··· SUPPLIED INFORMATION ···
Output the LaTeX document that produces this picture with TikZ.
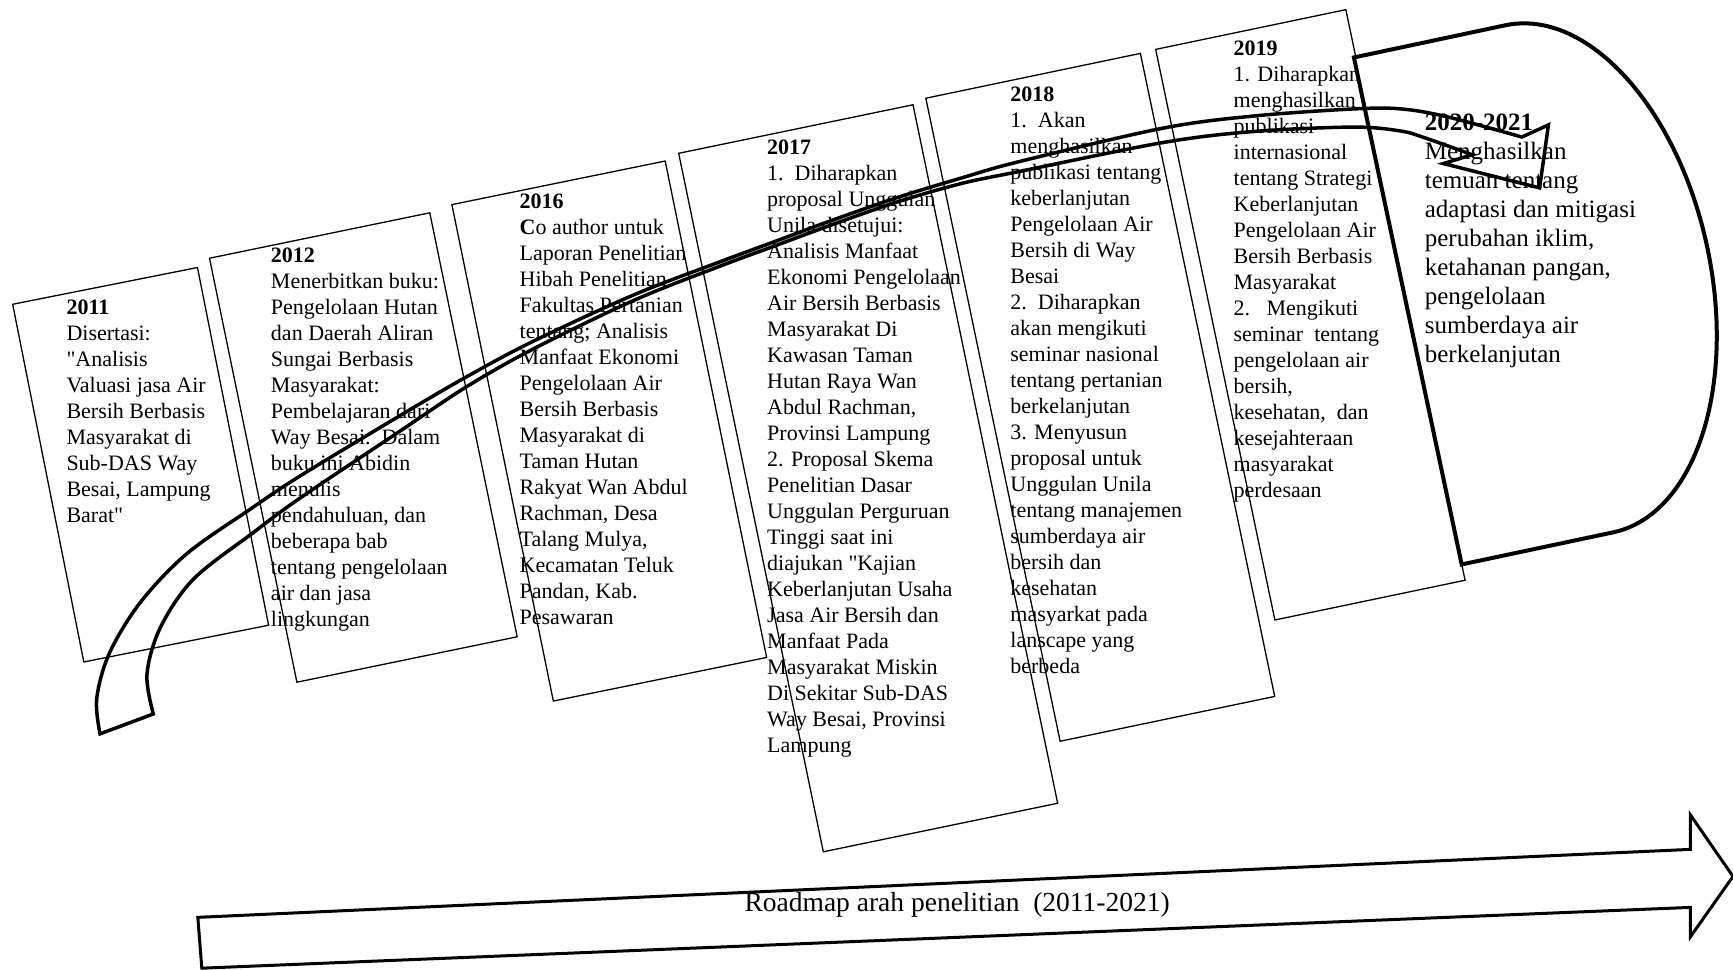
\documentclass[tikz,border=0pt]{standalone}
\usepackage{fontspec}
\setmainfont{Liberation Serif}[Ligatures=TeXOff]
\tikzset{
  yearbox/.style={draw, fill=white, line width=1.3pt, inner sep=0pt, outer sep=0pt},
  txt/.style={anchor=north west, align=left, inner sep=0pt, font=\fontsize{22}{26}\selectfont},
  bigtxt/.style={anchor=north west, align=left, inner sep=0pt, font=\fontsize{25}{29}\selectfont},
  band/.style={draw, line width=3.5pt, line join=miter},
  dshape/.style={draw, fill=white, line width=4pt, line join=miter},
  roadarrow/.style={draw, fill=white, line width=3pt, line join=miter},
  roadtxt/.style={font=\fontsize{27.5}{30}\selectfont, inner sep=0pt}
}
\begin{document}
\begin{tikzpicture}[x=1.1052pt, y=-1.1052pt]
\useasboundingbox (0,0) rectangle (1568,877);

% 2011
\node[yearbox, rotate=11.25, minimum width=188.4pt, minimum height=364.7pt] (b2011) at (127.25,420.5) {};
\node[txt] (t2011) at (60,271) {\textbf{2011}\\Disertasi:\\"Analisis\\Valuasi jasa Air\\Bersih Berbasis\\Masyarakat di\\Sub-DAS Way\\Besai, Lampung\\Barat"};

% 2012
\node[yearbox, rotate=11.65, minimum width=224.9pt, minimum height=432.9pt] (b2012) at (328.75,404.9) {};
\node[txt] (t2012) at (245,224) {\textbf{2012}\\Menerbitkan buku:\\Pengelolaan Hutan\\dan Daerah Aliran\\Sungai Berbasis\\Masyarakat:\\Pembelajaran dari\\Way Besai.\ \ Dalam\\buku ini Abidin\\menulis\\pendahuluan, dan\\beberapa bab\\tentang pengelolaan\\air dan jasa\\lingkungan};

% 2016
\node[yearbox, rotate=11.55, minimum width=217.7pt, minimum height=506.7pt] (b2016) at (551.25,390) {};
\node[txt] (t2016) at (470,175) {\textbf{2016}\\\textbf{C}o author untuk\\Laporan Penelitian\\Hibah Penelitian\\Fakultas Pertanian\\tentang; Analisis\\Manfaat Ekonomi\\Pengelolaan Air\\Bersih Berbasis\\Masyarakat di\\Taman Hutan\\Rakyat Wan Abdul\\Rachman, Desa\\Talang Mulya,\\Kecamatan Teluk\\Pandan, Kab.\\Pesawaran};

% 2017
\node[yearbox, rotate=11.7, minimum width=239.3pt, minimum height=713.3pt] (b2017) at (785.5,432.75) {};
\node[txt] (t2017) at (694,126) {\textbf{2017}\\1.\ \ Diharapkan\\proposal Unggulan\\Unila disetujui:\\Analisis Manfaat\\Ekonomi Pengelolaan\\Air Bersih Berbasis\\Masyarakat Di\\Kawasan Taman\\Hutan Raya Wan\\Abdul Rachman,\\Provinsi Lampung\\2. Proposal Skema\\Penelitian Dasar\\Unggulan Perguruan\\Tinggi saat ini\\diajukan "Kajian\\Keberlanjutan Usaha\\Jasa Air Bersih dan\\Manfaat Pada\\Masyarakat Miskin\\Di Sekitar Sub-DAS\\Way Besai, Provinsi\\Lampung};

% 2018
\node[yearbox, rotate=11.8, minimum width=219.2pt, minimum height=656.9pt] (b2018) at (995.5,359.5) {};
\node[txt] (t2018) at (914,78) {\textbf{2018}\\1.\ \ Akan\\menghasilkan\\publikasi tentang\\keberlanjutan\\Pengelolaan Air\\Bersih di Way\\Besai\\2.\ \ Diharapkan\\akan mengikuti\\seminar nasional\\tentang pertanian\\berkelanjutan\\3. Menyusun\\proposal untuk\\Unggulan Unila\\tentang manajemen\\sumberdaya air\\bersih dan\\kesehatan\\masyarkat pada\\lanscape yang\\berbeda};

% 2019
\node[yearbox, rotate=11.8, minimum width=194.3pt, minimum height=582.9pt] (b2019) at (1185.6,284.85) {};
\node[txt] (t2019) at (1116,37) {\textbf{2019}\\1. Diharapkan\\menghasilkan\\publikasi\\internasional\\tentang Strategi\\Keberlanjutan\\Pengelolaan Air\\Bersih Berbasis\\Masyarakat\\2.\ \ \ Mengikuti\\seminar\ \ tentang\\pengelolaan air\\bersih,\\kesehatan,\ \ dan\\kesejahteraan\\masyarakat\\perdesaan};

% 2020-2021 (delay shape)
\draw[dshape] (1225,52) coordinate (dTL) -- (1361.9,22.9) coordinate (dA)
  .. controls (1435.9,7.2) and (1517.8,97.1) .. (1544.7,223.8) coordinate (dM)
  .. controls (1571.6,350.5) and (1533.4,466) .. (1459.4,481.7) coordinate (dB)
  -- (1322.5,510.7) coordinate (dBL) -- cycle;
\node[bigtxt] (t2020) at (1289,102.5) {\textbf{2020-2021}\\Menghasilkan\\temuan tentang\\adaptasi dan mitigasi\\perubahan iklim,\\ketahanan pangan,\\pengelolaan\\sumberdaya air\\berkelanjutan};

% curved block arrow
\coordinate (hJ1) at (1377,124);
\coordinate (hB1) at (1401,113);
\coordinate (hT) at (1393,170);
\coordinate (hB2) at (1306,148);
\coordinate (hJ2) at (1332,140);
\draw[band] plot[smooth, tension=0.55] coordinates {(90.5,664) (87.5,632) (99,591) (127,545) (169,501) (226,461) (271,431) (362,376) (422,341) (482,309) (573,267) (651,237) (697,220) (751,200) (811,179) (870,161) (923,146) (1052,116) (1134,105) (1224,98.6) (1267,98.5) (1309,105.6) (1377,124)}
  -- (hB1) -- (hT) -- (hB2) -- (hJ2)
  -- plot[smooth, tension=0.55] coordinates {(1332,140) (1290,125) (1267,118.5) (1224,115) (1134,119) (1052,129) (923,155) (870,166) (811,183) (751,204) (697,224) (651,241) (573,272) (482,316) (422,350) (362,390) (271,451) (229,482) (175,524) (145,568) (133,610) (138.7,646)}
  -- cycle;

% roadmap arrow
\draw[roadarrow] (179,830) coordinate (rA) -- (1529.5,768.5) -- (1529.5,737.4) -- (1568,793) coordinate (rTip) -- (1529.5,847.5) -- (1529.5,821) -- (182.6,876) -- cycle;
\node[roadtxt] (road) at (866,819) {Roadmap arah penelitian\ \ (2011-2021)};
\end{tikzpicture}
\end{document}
···
> TASK TO CARRY OUT: Exactly as written, please give again the lines from the beginning of the listing through the line containing "(0,0) rectangle (1568,877);", inclusive, without any pictures.

> RESULT:
Output the LaTeX document that produces this picture with TikZ.
\documentclass[tikz,border=0pt]{standalone}
\usepackage{fontspec}
\setmainfont{Liberation Serif}[Ligatures=TeXOff]
\tikzset{
  yearbox/.style={draw, fill=white, line width=1.3pt, inner sep=0pt, outer sep=0pt},
  txt/.style={anchor=north west, align=left, inner sep=0pt, font=\fontsize{22}{26}\selectfont},
  bigtxt/.style={anchor=north west, align=left, inner sep=0pt, font=\fontsize{25}{29}\selectfont},
  band/.style={draw, line width=3.5pt, line join=miter},
  dshape/.style={draw, fill=white, line width=4pt, line join=miter},
  roadarrow/.style={draw, fill=white, line width=3pt, line join=miter},
  roadtxt/.style={font=\fontsize{27.5}{30}\selectfont, inner sep=0pt}
}
\begin{document}
\begin{tikzpicture}[x=1.1052pt, y=-1.1052pt]
\useasboundingbox (0,0) rectangle (1568,877);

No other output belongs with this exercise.